Las familias obreras organizadas en el anarquismo siempre se preocuparon por el futuro de sus hijos —no sólo el material, también el ideológico—: cómo vivirlo con plenitud. La anarquía explicada a los niños es una publicación que circuló en 1931. El autor es José Antonio Emanuel, uno de los seudónimos del pedagogo malagueño José Ruíz Rodríguez, primo hermano de Picasso e impulsor de las escuelas para niñas y niños desamparados. “Este folleto está escrito para contestar a la pregunta que nos han formulado varios camaradas: ¿cómo educaré a mis hijos?”, se lee en la nota editorial inicial. En la última década este documento histórico fue publicado por editoriales de América Latina. La edición de Libros del Zorro Rojo cuenta con las ilustraciones realizadas por Fábrica de Estampas. El libro, en apariencia infantil, es formativo: “Anarquía, queridos niños, es la doctrina que no conformándose con la organización que se ha impreso en la humanidad, desde los tiempos en que empezaron a crear la Sociedad, intenta dar una constitución a la vida basada en los principios sacrosantos del amor universal y de la solidaridad humana”.
¿Qué sensibilidades surcaban las venas de los anarquistas de fines del siglo XIX y principios del XX? Material histórico directo, enaltecido por la tensión poética y desarrollado con la prosa literaria, se lee en Contra toda autoridad: literatura anarquista rioplatense (1896-1919), editado este año por Tren en Movimiento. En sus 191 páginas se agrupan textos escritos al calor vibrante de su época, separados en ejes temáticos que van del amor y la sensualidad, pasando por la religión, el indigenismo y el humor, a la revolución y la fraternidad. Hay ilustraciones, recortes, literatura radiante y mucho texto anónimo o firmado con seudónimo irrastreable. Explica Horacio Tarcus en el prólogo que “los mismos poemas e idénticos relatos se replican a menudo en una y otra orilla del Plata; los escritores y los periodistas libertarios van y vienen, llevados por exilios, los compromisos militantes o la búsqueda de nuevos horizontes”. La compilación y la introducción estuvo a cargo de Daniel Vidal y Armando V. Minguzzi, y la edición estuvo al cuidado de Matías H. Raia.
Lejos de encerrarse en el lenguaje solemne de la desesperación política, el libro muestra que el imaginario anarquista es una gema que brilla a través del tiempo.
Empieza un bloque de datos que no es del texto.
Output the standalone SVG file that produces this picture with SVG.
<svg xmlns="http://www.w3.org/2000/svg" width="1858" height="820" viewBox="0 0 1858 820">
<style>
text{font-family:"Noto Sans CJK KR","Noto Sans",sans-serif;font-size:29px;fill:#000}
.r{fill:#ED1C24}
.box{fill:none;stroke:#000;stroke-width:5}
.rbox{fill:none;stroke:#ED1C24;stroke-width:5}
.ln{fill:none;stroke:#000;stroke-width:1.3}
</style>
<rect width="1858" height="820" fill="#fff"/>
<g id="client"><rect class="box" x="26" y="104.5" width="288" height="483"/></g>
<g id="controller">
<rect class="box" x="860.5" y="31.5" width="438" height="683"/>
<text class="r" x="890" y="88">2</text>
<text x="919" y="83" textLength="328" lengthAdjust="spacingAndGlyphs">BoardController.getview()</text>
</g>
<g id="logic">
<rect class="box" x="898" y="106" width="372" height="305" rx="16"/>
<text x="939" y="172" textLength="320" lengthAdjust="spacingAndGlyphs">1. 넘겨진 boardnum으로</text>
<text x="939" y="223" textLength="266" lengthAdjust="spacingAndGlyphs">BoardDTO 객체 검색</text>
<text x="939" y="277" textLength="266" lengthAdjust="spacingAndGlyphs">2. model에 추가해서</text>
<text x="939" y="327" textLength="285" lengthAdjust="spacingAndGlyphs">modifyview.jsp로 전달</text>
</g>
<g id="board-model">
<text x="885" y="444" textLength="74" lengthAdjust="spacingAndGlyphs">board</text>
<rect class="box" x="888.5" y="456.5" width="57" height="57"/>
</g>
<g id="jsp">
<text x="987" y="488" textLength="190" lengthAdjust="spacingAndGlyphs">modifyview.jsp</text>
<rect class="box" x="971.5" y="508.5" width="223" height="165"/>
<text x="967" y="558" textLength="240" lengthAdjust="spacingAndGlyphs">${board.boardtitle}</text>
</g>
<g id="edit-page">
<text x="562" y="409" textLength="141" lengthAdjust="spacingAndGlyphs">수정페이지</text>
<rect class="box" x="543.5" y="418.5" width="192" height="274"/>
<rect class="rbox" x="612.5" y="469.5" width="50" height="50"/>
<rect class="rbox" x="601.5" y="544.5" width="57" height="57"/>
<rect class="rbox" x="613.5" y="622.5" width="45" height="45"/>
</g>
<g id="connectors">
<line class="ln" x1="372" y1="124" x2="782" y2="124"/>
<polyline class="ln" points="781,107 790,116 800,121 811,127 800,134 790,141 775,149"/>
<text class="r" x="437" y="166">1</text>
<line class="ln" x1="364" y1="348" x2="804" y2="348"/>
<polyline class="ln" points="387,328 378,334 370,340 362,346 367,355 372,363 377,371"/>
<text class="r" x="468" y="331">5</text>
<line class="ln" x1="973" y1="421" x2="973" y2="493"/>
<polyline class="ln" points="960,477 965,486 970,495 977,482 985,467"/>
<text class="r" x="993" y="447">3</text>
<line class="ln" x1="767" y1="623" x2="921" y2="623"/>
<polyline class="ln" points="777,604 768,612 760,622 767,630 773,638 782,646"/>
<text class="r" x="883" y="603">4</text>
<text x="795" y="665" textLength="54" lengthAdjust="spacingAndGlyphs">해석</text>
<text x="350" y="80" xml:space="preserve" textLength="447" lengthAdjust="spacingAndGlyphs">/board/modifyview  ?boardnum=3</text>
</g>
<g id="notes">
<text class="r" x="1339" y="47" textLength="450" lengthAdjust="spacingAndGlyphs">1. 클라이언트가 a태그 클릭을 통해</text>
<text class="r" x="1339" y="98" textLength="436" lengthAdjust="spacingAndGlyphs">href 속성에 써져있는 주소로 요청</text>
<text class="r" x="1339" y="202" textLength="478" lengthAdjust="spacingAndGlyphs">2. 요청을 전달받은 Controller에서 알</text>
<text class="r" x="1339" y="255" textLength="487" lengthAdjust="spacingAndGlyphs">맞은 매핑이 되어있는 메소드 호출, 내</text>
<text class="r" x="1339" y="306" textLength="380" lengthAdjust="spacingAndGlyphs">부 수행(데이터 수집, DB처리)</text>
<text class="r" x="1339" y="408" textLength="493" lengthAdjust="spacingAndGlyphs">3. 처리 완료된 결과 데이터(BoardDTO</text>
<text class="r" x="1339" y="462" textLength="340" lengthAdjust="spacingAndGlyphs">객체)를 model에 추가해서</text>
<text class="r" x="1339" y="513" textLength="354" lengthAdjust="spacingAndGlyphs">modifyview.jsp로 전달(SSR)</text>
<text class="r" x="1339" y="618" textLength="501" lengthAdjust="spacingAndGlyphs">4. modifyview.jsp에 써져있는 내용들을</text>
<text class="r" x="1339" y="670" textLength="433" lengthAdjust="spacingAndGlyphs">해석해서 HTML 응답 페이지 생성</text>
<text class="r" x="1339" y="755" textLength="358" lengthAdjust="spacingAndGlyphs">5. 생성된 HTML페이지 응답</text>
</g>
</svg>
La composición de un Himno Anarquista con música del Himno Argentino y la escritura de un Catecismo de la Doctrina Anarquista —en vez de “Ave María” está el “Ave Burguesía” que empieza: ”Tu Dios te salve, Burguesía, llena eres de podredumbre, la ignorancia es contigo, maldita tú eres entre todas las tiranías...”— dan cuenta de facilidad para apropiarse de narraciones hegemónicas y resignificarlas con creatividad y humor. También aparece escenas cotidianas como el texto breve de Rafael Barret donde una pareja de anarquistas se besa en el parque; de pronto quieren tener sexo pero su hijo, recién nacido, los observa. La pasión sexual se topa, torpe y arrebatada, contra la vergüenza y la ternura de la criatura. Es una escena bellísima, íntima, universal. La huelga, la explotación, el ocio —“hoy la fábrica ha estado muda— y la vida misma son temas recurrentes que muestran, no con demasiado sorpresa, que en ese entonces el mundo giraba igual de fuerte que hoy.
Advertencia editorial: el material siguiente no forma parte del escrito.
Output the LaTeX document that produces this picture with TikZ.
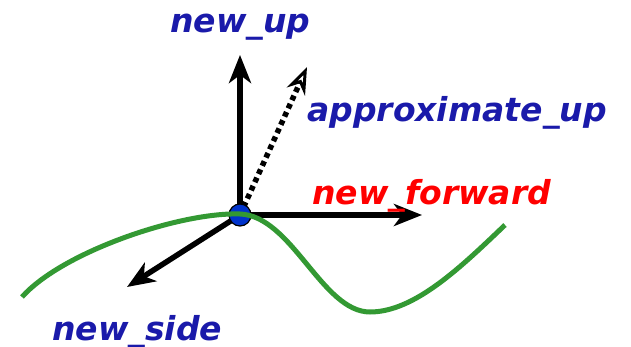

A diferencia de Radowitzky, Severino Di Giovanni fue condenado a la muerte. Lo fusilaron el 1 de febrero de 1931. Gabriel Rodríguez Molina llevó ese instante trágico a las páginas de su libro: Severino, un poemario en prosa publicado en 2020 por la Editorial Sudestada, un monólogo poético en primera persona, el descargo del anarquista italiano que llegó a la Argentina escapándose del fascismo pero no de sus ideales. “Un anarquista siempre rompe el silencio. Eso es justamente lo que hace un anarquista, romper el silencio, gritar. Así decían los fascistas, solo gritan, hasta que llegaron las bombas. Se asustaron, los fascistas, con las bombas. Se asustó Alvear. Se asustó Mussolini”. El relato busca reconstruir lo que la historia no pudo: la voz interior de un mártir a punto de morir. “¿Solo los fascistas tienen derecho a matar por una causa?”, dice. “Las caras de los muertos, según me dijeron, quedaron irreconocibles. Como su amor a la bandera italiana. Como su devoción por Mussolini”. Sobre el final, en el epílogo, Rodríguez Molina ensaya “preguntas sobre la muerte” como esta: “¿Por qué un cuerpo no es capaz de elegir su final?”